Album Review: Veronica Falls – Veronica Falls

[Slumberland Records; 2011]

A stark black and white scene of an old house, framed by bare branches reaching down: the Veronica Falls album cover looks more like the last Harvey Milk record than most of their indiepop contemporaries’ albums. It does, though, tell you a lot about what’s inside. Veronica Falls deal in the monochrome, in carefully put together pop songs that feel as constructed and timeless as a posed old portrait photograph and as shot through with as much mystery as a unlabelled picture. Like that photo on the cover, their music is sometimes unsettling and foreboding: every song on the record is touched by the dark, the seedy, the mysterious and the illicit. But unlike Harvey Milk, Veronica Falls’ mysteries are revealed through brilliantly catchy pop songs, any dourness tempered by some of the best indiepop melodies and arrangements I’ve heard in a long time.

It’s taken them a while to get to this point. Apparently signed to Captured Tracks within hours of making a page on MySpace (on the strength of previous bands Sexy Kids and The Royal We), this is their first release after just a few well-received 7″s over the past couple of years. The Veronica Falls sound is a pretty simple one to describe: two guitars, drums, bass, and interlocking harmony vocals from the whole band, which are all over the record (there’s hardly a vocal line that isn’t either doubled or answered by the backing lines). It’s a basic formula, but an enduring one: these songs really could have been written any time in the last forty years. The thrashed but clean guitars reach back to the Velvets, whose influence looms large: the opening section of album closer “Come on Over” recalls the long vamps of “What Goes On.” The vocal harmonies aren’t so much girl-group-y, as per the current vogue, as tracing a line back to English folk. The naive innocence of Roxanne Clifford’s voice recalls the early Fairport Convention albums, and the snippet of the traditional song “Rose, Rose” which ends “Misery” could have come from one of their later records.

There are the more standard indiepop touchstones, too: the strong drumbeat and shaky guitar riff which open “The Box” sound like the Jesus and Mary Chain around Darklands, before deviating into a characteristically catchy chorus, and Clifford’s unaffected vocals are in the vein of Alison Statton from Young Marble Giants. Other than that, the album’s musical heritage sounds closer to the DIY pop of Scotland’s Postcard Records scene (some of the band are from Glasgow), New Zealand’s Flying Nun or the early output of Slumberland. The album’s timelessness extends to its production, too. There’s no fake lo-fi hiss or fuzz, and the songs have been cleaned up since we first heard them, because the band simply don’t need to hide behind that. The recording is clean and clear and simple, with vocals to the front.
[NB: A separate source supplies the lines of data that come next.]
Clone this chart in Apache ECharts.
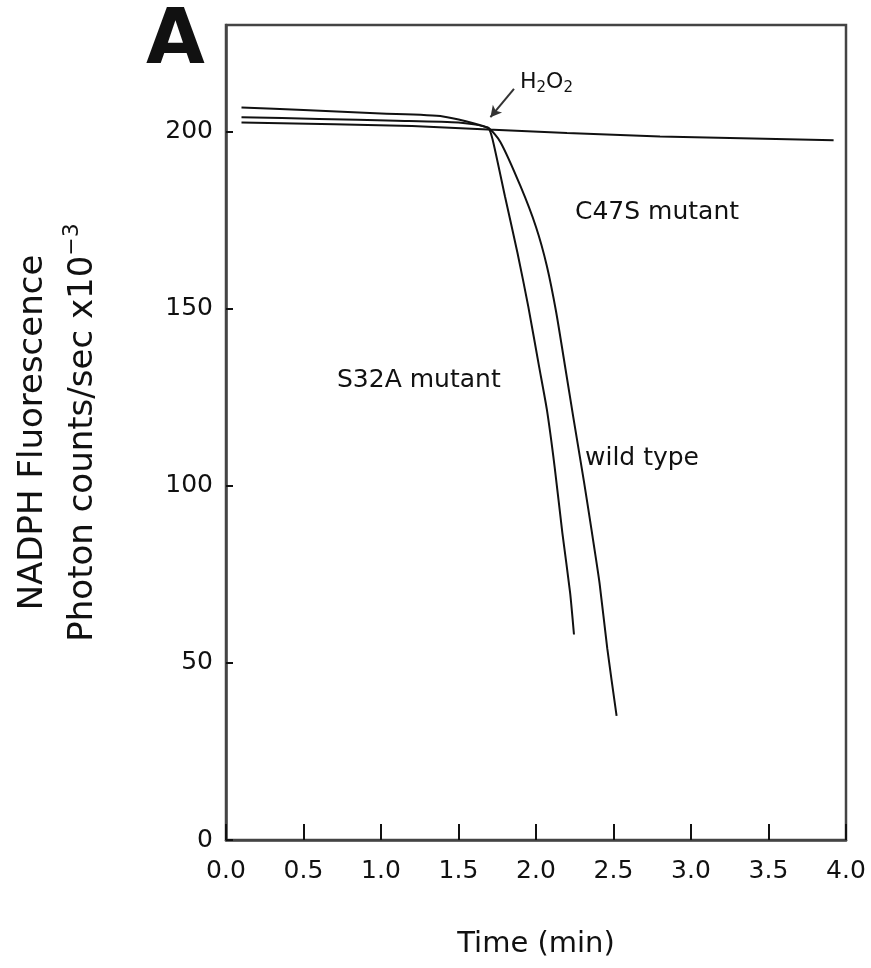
<!DOCTYPE html>
<html>
<head>
<meta charset="utf-8">
<script src="https://cdn.jsdelivr.net/npm/echarts@6/dist/echarts.min.js"></script>
<style>
html,body{margin:0;padding:0;background:#fff;}
#chart{width:871px;height:968px;}
</style>
</head>
<body>
<div id="chart"></div>
<script>
// ---- data ----
var xTicks = [0, 0.5, 1.0, 1.5, 2.0, 2.5, 3.0, 3.5, 4.0];
var yTicks = [0, 50, 100, 150, 200];

var wildTypeTime  = [0.10, 0.50, 1.00, 1.40, 1.69, 1.77, 1.90, 2.00, 2.07, 2.13, 2.19, 2.24, 2.31, 2.36, 2.41, 2.46, 2.52];
var wildTypeValue = [206.7, 206.0, 205.0, 204.2, 201.0, 197.0, 184.5, 173.0, 162.0, 149.0, 133.0, 119.5, 101.0, 87.0, 72.5, 54.0, 35.0];

var s32aTime  = [0.10, 0.60, 1.10, 1.50, 1.69, 1.72, 1.80, 1.88, 1.95, 2.02, 2.07, 2.12, 2.17, 2.22, 2.245];
var s32aValue = [204.0, 203.5, 203.0, 202.5, 201.0, 197.7, 181.6, 165.8, 150.6, 133.6, 121.5, 105.4, 86.7, 69.8, 58.0];

var c47sTime  = [0.10, 0.70, 1.20, 1.69, 2.20, 2.80, 3.40, 3.92];
var c47sValue = [202.5, 202.0, 201.5, 200.5, 199.5, 198.5, 198.0, 197.5];

var arrowFrom = [1.706, 204.0];
var arrowTo   = [1.858, 212.0];

function pairs(t, v) { return t.map(function (x, i) { return [x, v[i]]; }); }

var FONT = '"DejaVu Sans", sans-serif';
var TXT = '#111';

var chart = echarts.init(document.getElementById('chart'), null, {renderer: 'canvas'});

var lineStyle = {color: '#111', width: 2};

var option = {
  animation: false,
  backgroundColor: '#fff',
  grid: {left: 213, right: 25, top: 25, bottom: 128, show: true, borderColor: '#444', borderWidth: 2.5, backgroundColor: 'transparent'},
  xAxis: {
    type: 'value', min: 0, max: 4, interval: 0.5,
    name: 'Time (min)', nameLocation: 'middle', nameGap: 90,
    nameTextStyle: {fontFamily: FONT, fontSize: 29, color: TXT},
    axisLine: {show: true, lineStyle: {color: '#444', width: 2.5}},
    axisTick: {show: true, inside: true, length: 16, customValues: xTicks, lineStyle: {color: '#111', width: 2}},
    axisLabel: {customValues: xTicks, margin: 19, fontFamily: FONT, fontSize: 25, color: TXT,
      formatter: function (v) { return v.toFixed(1); }},
    splitLine: {show: false}
  },
  yAxis: {
    type: 'value', min: 0, max: 230, interval: 50,
    name: '{a|NADPH Fluorescence}\n{a|Photon counts/sec x10}{s|−3}',
    nameLocation: 'middle', nameRotate: 90, nameGap: 118,
    nameTextStyle: {
      fontFamily: FONT, color: TXT, lineHeight: 50,
      rich: {
        a: {fontFamily: FONT, fontSize: 34, color: TXT, lineHeight: 50},
        s: {fontFamily: FONT, fontSize: 22, color: TXT, lineHeight: 50, padding: [0, 0, 22, 0]}
      }
    },
    axisLine: {show: true, lineStyle: {color: '#444', width: 2.5}},
    axisTick: {show: true, inside: true, length: 7, customValues: yTicks, lineStyle: {color: '#111', width: 2}},
    axisLabel: {customValues: yTicks, margin: 13, fontFamily: FONT, fontSize: 25, color: TXT},
    splitLine: {show: false}
  },
  series: [
    {name: 'wild type', type: 'line', data: pairs(wildTypeTime, wildTypeValue), showSymbol: false, symbol: 'none', smooth: 0.2, lineStyle: lineStyle},
    {name: 'S32A mutant', type: 'line', data: pairs(s32aTime, s32aValue), showSymbol: false, symbol: 'none', smooth: 0.2, lineStyle: lineStyle},
    {name: 'C47S mutant', type: 'line', data: pairs(c47sTime, c47sValue), showSymbol: false, symbol: 'none', lineStyle: lineStyle,
      markLine: {
        silent: true, symbol: ['arrow', 'none'], symbolSize: [9, 11],
        label: {show: false},
        lineStyle: {color: '#333', width: 2, type: 'solid'},
        data: [[{coord: arrowFrom}, {coord: arrowTo}]]
      }
    }
  ],
  graphic: [
    {type: 'text', x: 146, y: 43, style: {text: 'A', font: '600 76px "DejaVu Sans", sans-serif', fill: '#111', verticalAlign: 'middle'}},
    {type: 'text', x: 520, y: 82, style: {
      text: '{b|H}{d|2}{b|O}{d|2}', verticalAlign: 'middle',
      rich: {
        b: {fontFamily: FONT, fontSize: 22, fill: TXT, color: TXT},
        d: {fontFamily: FONT, fontSize: 15, fill: TXT, color: TXT, padding: [12, 0, 0, 0]}
      }
    }},
    {type: 'text', x: 575, y: 212, style: {text: 'C47S mutant', font: '25px "DejaVu Sans", sans-serif', fill: TXT, verticalAlign: 'middle'}},
    {type: 'text', x: 337, y: 380, style: {text: 'S32A mutant', font: '25px "DejaVu Sans", sans-serif', fill: TXT, verticalAlign: 'middle'}},
    {type: 'text', x: 585, y: 458, style: {text: 'wild type', font: '25px "DejaVu Sans", sans-serif', fill: TXT, verticalAlign: 'middle'}}
  ]
};

chart.setOption(option);
</script>
</body>
</html>
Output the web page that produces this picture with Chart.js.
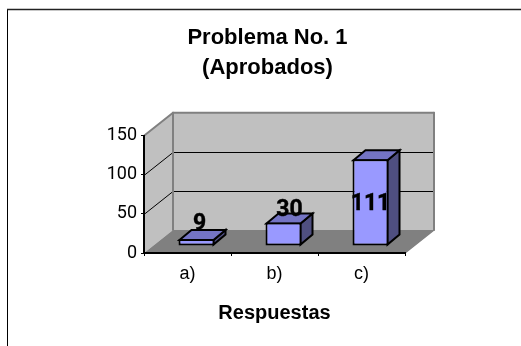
<!DOCTYPE html>
<html><head><meta charset="utf-8">
<style>html,body{margin:0;padding:0;background:#fff;overflow:hidden}canvas{display:block}</style>
<script src="https://cdn.jsdelivr.net/npm/chart.js@4/dist/chart.umd.min.js"></script>
</head><body><canvas id="c" width="521" height="346"></canvas>
<script>
const categories = ['a)', 'b)', 'c)'];
const aprobados = [9, 30, 111];
const yTicks = [0, 50, 100, 150];
const titleLines = ['Problema No. 1', '(Aprobados)'];
const xTitle = 'Respuestas';
const labelLift = [15, 12, -45];
const labelShift = [3, 6, 0];

const WALL = {dx: 29, dy: -23};
const BAR_SHIFT = {dx: 9, dy: -7};
const BAR_DEPTH = {dx: 12, dy: -10};
const FONT = '"Liberation Sans", Arial, sans-serif';
const DIGITS = 'Roboto, "Liberation Sans", sans-serif';

function poly(ctx, pts, fill, stroke, lw) {
  ctx.beginPath();
  pts.forEach((p, i) => i ? ctx.lineTo(p[0], p[1]) : ctx.moveTo(p[0], p[1]));
  ctx.closePath();
  if (fill) { ctx.fillStyle = fill; ctx.fill(); }
  if (stroke) { ctx.strokeStyle = stroke; ctx.lineWidth = lw; ctx.lineJoin = 'miter'; ctx.stroke(); }
}
function line(ctx, x1, y1, x2, y2, color, lw) {
  ctx.beginPath(); ctx.moveTo(x1, y1); ctx.lineTo(x2, y2);
  ctx.strokeStyle = color; ctx.lineWidth = lw; ctx.stroke();
}

const scene = {
  id: 'scene',
  beforeDraw(chart) {
    const {ctx, chartArea: a, scales: {y}} = chart;
    const {dx, dy} = WALL;
    ctx.save();
    line(ctx, 7.5, 10, 7.5, 346, '#000', 1);
    line(ctx, 7, 9.5, 521, 9.5, '#222', 1.5);
    poly(ctx, [[a.left + dx, a.top + dy], [a.right + dx, a.top + dy], [a.right + dx, a.bottom + dy], [a.left + dx, a.bottom + dy]], '#C0C0C0');
    poly(ctx, [[a.left, a.top], [a.left + dx, a.top + dy], [a.left + dx, a.bottom + dy], [a.left, a.bottom]], '#C0C0C0');
    yTicks.slice(1, -1).forEach(v => {
      const py = Math.round(y.getPixelForValue(v)) + 0.5;
      line(ctx, a.left, py, a.left + dx, py + dy, '#000', 1);
      line(ctx, a.left + dx, py + dy, a.right + dx, py + dy, '#000', 1);
    });
    poly(ctx, [[a.left, a.bottom], [a.right, a.bottom], [a.right + dx, a.bottom + dy], [a.left + dx, a.bottom + dy]], '#808080');
    ctx.lineCap = 'round';
    const g = '#808080';
    line(ctx, a.left + dx, a.top + dy, a.right + dx, a.top + dy, g, 2);
    line(ctx, a.left + dx, a.top + dy, a.left + dx, a.bottom + dy, g, 2);
    line(ctx, a.right + dx, a.top + dy, a.right + dx, a.bottom + dy, g, 2);
    line(ctx, a.left, a.top, a.left + dx, a.top + dy, g, 2);
    line(ctx, a.right, a.bottom, a.right + dx, a.bottom + dy, g, 1.5);
    ctx.restore();
  },
  beforeDatasetDraw(chart) {
    const ctx = chart.ctx;
    ctx.save();
    ctx.translate(BAR_SHIFT.dx, BAR_SHIFT.dy);
    const {dx, dy} = BAR_DEPTH;
    chart.getDatasetMeta(0).data.forEach(b => {
      const l = b.x - b.width / 2 + 1, r = b.x + b.width / 2 - 1, t = b.y + 1, bt = b.base - 1;
      poly(ctx, [[r, t], [r + dx, t + dy], [r + dx, bt + dy], [r, bt]], '#4F4F80', '#000', 2);
      poly(ctx, [[l, t], [l + dx, t + dy], [r + dx, t + dy], [r, t]], '#7474C4', '#000', 2);
    });
  },
  afterDatasetDraw(chart) { chart.ctx.restore(); },
  afterDatasetsDraw(chart) {
    const ctx = chart.ctx;
    ctx.save();
    ctx.fillStyle = '#000';
    ctx.strokeStyle = '#000';
    ctx.lineWidth = 0.4;
    ctx.font = 'bold 23px ' + DIGITS;
    ctx.textAlign = 'center';
    ctx.textBaseline = 'middle';
    chart.getDatasetMeta(0).data.forEach((b, i) => {
      const x = b.x + BAR_SHIFT.dx + labelShift[i], y = b.y + BAR_SHIFT.dy - labelLift[i];
      ctx.fillText(String(aprobados[i]), x, y);
      ctx.strokeText(String(aprobados[i]), x, y);
    });
    ctx.restore();
  }
};

new Chart(document.getElementById('c'), {
  type: 'bar',
  data: {labels: categories, datasets: [{
    data: aprobados, backgroundColor: '#9999FF', borderColor: '#000', borderWidth: 2,
    borderSkipped: false, categoryPercentage: 1, barPercentage: 0.414, clip: false
  }]},
  plugins: [scene],
  options: {
    responsive: false, animation: false, devicePixelRatio: 1,
    layout: {padding: {left: 14, right: 0, top: 0, bottom: 21}},
    plugins: {
      legend: {display: false}, tooltip: {enabled: false},
      title: {display: true, text: titleLines, color: '#000',
        font: {family: FONT, size: 22, weight: 'bold', lineHeight: 1.36},
        padding: {top: 23, bottom: 53}}
    },
    scales: {
      x: {
        grid: {drawOnChartArea: false, color: '#000', tickLength: 3, offset: true},
        border: {color: '#000', width: 2},
        ticks: {color: '#000', font: {family: FONT, size: 18}, padding: 7, maxRotation: 0},
        title: {display: true, text: xTitle, color: '#000',
          font: {family: FONT, size: 20, weight: 'bold'}, padding: {top: 0, bottom: 0}},
        afterFit(s) { s.height = 72; }
      },
      y: {
        min: 0, max: 150,
        afterBuildTicks(s) { s.ticks = yTicks.map(v => ({value: v})); },
        grid: {drawOnChartArea: false, color: '#000', tickLength: 3},
        border: {color: '#000', width: 2},
        ticks: {color: '#000', font: {family: DIGITS, size: 18}, padding: 4},
        afterFit(s) { s.width = 130; }
      },
      spacer: {
        type: 'linear', position: 'right', min: 0, max: 1,
        grid: {display: false}, border: {display: false},
        ticks: {callback: () => ''},
        afterFit(s) { s.width = 116; }
      }
    }
  }
});
</script></body></html>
Those who enjoyed the early singles will find both of them here; “Found Love in a Graveyard” in a much better re-recorded version. It opens the album and almost works as a Veronica Falls manifesto: sweet female lead vocals but with a dark and sinister undercurrent, it’s the best indiepop song about love with ghosts since My Bloody Valentine’s “Paint a Rainbow.” “Stephen,” originally wasted as the B-side to “Beachy Head,” is back too, combining an naggingly catchy melody with hints of an illicit affair. “Stephen, take off your wedding ring,” sings Clifford, well cast in the role of ingenue. “Misery,” which, instead of the self-pity the title might suggest, is a song of weary acceptance and an album highlight, complete with celebratory backing vocals: “misery, my old friend.” Even “Wedding Day,” one of the lighter songs, is a picture of a complicated love triangle. But while the lyrics are far from the twee stereotype, the arrangements (and especialy the backing vocals) draw on the best of their influences along with some really great original hooks.

Strangely, the songs mostly stick to one tempo, and when they do vary that (as on the title track) the result is disappointingly quite flat. That’s indicative of the album’s major fault: it all tends to sound a bit similar. A few choice chord sequences make multiple appearances, and while the best tracks have moments of greatess to set them apart (the guitar figures of “Stephen,” the chorus of “Beachy Head”) a couple of songs towards the end tend to sag a bit. That said, it’s part of the territory for indiepop to stick quite rigidly to the same palette of sounds, so it can’t really be levelled as a criticism, and the songs are mostly good enough to sustain interest through multiple listens. But criticising indiepop as good as this for being a bit sonically unadventurous would be like criticising drone doom metal for lacking singalong tunes: it isn’t really the point.